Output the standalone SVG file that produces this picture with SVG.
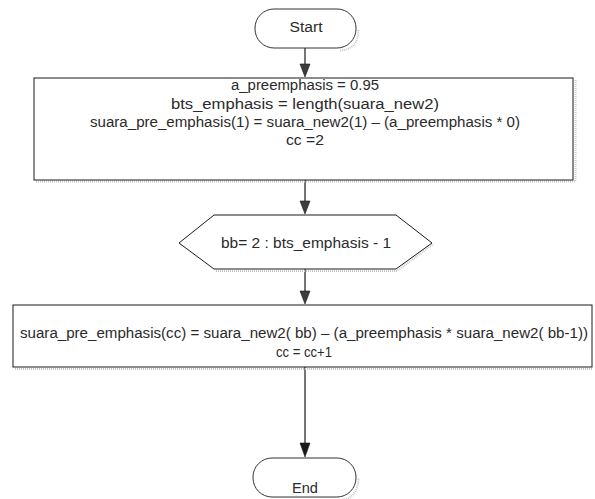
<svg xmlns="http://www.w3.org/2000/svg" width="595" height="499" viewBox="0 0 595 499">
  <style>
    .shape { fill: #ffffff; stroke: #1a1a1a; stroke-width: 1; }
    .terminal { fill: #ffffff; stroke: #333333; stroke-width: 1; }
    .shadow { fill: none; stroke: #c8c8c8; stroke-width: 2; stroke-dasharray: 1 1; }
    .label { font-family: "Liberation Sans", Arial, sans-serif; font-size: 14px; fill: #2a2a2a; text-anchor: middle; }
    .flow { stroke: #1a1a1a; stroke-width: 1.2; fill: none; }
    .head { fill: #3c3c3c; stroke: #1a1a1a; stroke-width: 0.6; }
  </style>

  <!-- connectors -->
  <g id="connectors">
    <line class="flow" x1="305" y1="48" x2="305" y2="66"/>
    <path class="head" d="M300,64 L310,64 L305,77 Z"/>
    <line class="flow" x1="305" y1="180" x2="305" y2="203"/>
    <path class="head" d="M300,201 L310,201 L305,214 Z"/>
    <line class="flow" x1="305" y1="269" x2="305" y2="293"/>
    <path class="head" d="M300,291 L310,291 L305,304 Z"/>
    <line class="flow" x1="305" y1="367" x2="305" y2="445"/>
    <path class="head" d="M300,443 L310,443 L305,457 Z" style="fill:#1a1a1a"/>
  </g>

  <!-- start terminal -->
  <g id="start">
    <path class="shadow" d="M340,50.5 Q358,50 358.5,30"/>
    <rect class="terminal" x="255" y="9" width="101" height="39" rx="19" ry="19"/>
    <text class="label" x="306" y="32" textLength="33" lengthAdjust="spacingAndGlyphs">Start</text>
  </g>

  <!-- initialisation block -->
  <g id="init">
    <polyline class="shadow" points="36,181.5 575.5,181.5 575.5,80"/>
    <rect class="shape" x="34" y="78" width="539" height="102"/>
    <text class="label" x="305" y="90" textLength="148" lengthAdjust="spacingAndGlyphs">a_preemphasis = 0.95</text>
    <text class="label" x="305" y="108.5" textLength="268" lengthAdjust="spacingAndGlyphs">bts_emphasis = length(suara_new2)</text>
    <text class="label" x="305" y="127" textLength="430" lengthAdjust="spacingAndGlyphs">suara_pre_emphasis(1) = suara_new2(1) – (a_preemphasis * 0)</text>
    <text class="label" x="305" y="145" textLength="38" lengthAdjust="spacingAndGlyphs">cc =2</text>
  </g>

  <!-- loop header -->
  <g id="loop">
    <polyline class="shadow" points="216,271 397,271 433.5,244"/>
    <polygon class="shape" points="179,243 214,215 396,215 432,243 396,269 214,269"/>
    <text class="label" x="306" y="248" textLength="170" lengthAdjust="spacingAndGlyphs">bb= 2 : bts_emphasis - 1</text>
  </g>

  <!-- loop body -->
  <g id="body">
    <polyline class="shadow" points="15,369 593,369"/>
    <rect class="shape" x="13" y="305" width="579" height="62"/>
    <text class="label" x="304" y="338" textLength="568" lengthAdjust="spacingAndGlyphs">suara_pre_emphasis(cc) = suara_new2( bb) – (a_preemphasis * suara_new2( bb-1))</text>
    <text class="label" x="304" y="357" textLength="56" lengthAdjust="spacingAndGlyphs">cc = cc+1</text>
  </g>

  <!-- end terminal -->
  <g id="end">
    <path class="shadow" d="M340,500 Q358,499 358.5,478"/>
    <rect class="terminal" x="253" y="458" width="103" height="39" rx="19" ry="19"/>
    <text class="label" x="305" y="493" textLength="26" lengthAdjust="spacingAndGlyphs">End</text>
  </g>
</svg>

→ **Task to carry out**
All the lines above are to be reproduced exactly, except the pictures.

→ **Correct output**
Output the standalone SVG file that produces this picture with SVG.
<svg xmlns="http://www.w3.org/2000/svg" width="595" height="499" viewBox="0 0 595 499">
  <style>
    .shape { fill: #ffffff; stroke: #1a1a1a; stroke-width: 1; }
    .terminal { fill: #ffffff; stroke: #333333; stroke-width: 1; }
    .shadow { fill: none; stroke: #c8c8c8; stroke-width: 2; stroke-dasharray: 1 1; }
    .label { font-family: "Liberation Sans", Arial, sans-serif; font-size: 14px; fill: #2a2a2a; text-anchor: middle; }
    .flow { stroke: #1a1a1a; stroke-width: 1.2; fill: none; }
    .head { fill: #3c3c3c; stroke: #1a1a1a; stroke-width: 0.6; }
  </style>

  <!-- connectors -->
  <g id="connectors">
    <line class="flow" x1="305" y1="48" x2="305" y2="66"/>
    <path class="head" d="M300,64 L310,64 L305,77 Z"/>
    <line class="flow" x1="305" y1="180" x2="305" y2="203"/>
    <path class="head" d="M300,201 L310,201 L305,214 Z"/>
    <line class="flow" x1="305" y1="269" x2="305" y2="293"/>
    <path class="head" d="M300,291 L310,291 L305,304 Z"/>
    <line class="flow" x1="305" y1="367" x2="305" y2="445"/>
    <path class="head" d="M300,443 L310,443 L305,457 Z" style="fill:#1a1a1a"/>
  </g>

  <!-- start terminal -->
  <g id="start">
    <path class="shadow" d="M340,50.5 Q358,50 358.5,30"/>
    <rect class="terminal" x="255" y="9" width="101" height="39" rx="19" ry="19"/>
    <text class="label" x="306" y="32" textLength="33" lengthAdjust="spacingAndGlyphs">Start</text>
  </g>

  <!-- initialisation block -->
  <g id="init">
    <polyline class="shadow" points="36,181.5 575.5,181.5 575.5,80"/>
    <rect class="shape" x="34" y="78" width="539" height="102"/>
    <text class="label" x="305" y="90" textLength="148" lengthAdjust="spacingAndGlyphs">a_preemphasis = 0.95</text>
    <text class="label" x="305" y="108.5" textLength="268" lengthAdjust="spacingAndGlyphs">bts_emphasis = length(suara_new2)</text>
    <text class="label" x="305" y="127" textLength="430" lengthAdjust="spacingAndGlyphs">suara_pre_emphasis(1) = suara_new2(1) – (a_preemphasis * 0)</text>
    <text class="label" x="305" y="145" textLength="38" lengthAdjust="spacingAndGlyphs">cc =2</text>
  </g>

  <!-- loop header -->
  <g id="loop">
    <polyline class="shadow" points="216,271 397,271 433.5,244"/>
    <polygon class="shape" points="179,243 214,215 396,215 432,243 396,269 214,269"/>
    <text class="label" x="306" y="248" textLength="170" lengthAdjust="spacingAndGlyphs">bb= 2 : bts_emphasis - 1</text>
  </g>

  <!-- loop body -->
  <g id="body">
    <polyline class="shadow" points="15,369 593,369"/>
    <rect class="shape" x="13" y="305" width="579" height="62"/>
    <text class="label" x="304" y="338" textLength="568" lengthAdjust="spacingAndGlyphs">suara_pre_emphasis(cc) = suara_new2( bb) – (a_preemphasis * suara_new2( bb-1))</text>
    <text class="label" x="304" y="357" textLength="56" lengthAdjust="spacingAndGlyphs">cc = cc+1</text>
  </g>

  <!-- end terminal -->
  <g id="end">
    <path class="shadow" d="M340,500 Q358,499 358.5,478"/>
    <rect class="terminal" x="253" y="458" width="103" height="39" rx="19" ry="19"/>
    <text class="label" x="305" y="493" textLength="26" lengthAdjust="spacingAndGlyphs">End</text>
  </g>
</svg>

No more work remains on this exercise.